As a teacher and lecturer, I spent years and years thinking on the needs of my students, introducing Sri Lankan writers as well as dealing with the great literary canons of literature. Now I do have more time for my writing – it happens all the time – poetry runs in my bloodstream. I live and breathe writing, imagery, language and deep landscapes (surreal as well as realistic). A myriad voices echo and re-echo in my head, mind, imagination but I do have my feet planted in the here and now of life.

What is the most difficult part of the writing process?

I do not talk in terms of “difficult” where writing is concerned but I do pay much consideration to shape, form, texture, visual as well as tactile and all the techniques and strategies of writing especially the disciplines I studied at the University of Strathclyde and Nottingham where I followed an intensive course in literary linguistics.
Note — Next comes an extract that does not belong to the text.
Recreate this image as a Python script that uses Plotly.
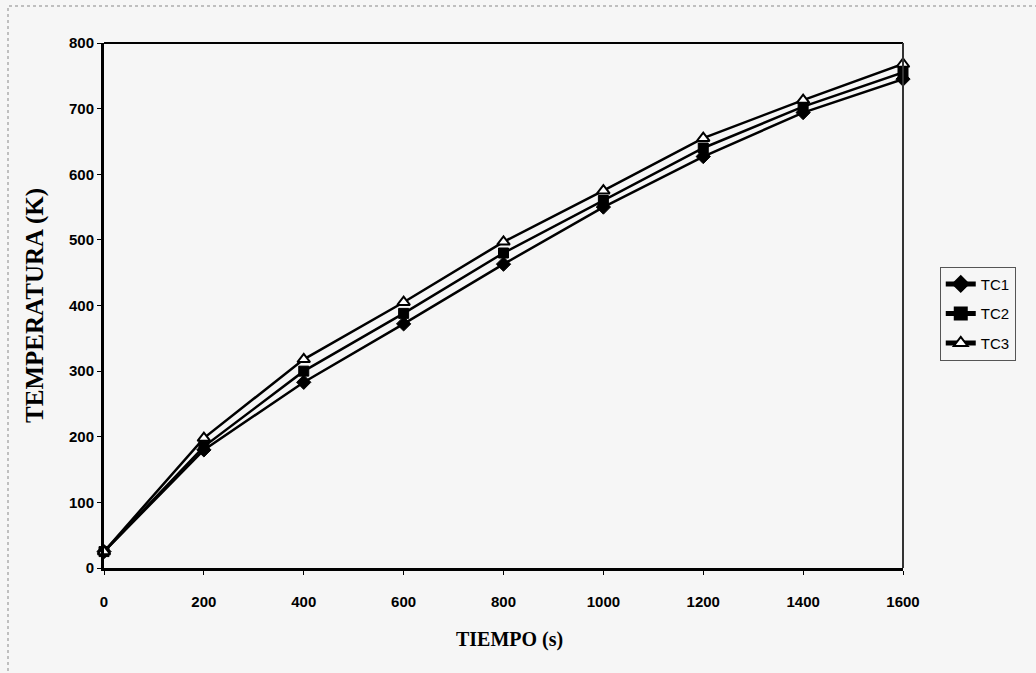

Yes, editing (a great deal of self-editing) is of primary importance… Editing is necessary, pruning and shaping of the rose bush!

What’s the best book you have read recently?

I need to read every day – old books from my library (poetry/history/fiction) I love reading.

No, there is no best book – my daughter Daisy brings me the latest from Canada – a feast of reading from Alice Munro to Aravind Adiga. However, I do stress the fact that I am always on the lookout for Sri Lankan writers (past and present, the forgotten ones as well as the latest). My reading is both enlightening and revelatory.